## Work to do
Repeat verbatim only the lines from the opening of the material below through the one that contains "fill=False, edgecolor='#d9d9d9', linewidth=1))".

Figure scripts

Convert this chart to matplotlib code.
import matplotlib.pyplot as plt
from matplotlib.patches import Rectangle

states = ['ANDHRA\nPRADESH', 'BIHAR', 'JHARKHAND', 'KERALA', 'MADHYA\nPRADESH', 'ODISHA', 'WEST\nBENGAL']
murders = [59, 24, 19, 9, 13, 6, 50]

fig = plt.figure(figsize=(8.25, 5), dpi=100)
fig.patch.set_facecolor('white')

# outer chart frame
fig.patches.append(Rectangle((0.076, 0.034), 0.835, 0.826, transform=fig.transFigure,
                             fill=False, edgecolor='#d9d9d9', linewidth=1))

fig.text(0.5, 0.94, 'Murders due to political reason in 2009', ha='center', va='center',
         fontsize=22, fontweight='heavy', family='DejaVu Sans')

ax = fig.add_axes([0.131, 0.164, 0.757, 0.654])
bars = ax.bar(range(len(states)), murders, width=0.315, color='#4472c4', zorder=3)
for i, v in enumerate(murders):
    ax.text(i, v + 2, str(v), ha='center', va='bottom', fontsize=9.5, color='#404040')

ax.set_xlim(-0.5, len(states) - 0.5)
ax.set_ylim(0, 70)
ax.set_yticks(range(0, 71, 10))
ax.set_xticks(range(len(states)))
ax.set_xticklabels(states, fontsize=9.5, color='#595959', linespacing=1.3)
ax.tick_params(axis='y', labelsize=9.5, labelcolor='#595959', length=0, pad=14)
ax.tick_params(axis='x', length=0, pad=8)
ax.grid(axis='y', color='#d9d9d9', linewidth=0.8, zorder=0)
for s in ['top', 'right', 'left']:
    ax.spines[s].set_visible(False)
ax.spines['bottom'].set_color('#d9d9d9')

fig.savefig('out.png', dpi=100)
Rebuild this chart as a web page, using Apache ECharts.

## Finished answer
Convert this chart to matplotlib code.
import matplotlib.pyplot as plt
from matplotlib.patches import Rectangle

states = ['ANDHRA\nPRADESH', 'BIHAR', 'JHARKHAND', 'KERALA', 'MADHYA\nPRADESH', 'ODISHA', 'WEST\nBENGAL']
murders = [59, 24, 19, 9, 13, 6, 50]

fig = plt.figure(figsize=(8.25, 5), dpi=100)
fig.patch.set_facecolor('white')

# outer chart frame
fig.patches.append(Rectangle((0.076, 0.034), 0.835, 0.826, transform=fig.transFigure,
                             fill=False, edgecolor='#d9d9d9', linewidth=1))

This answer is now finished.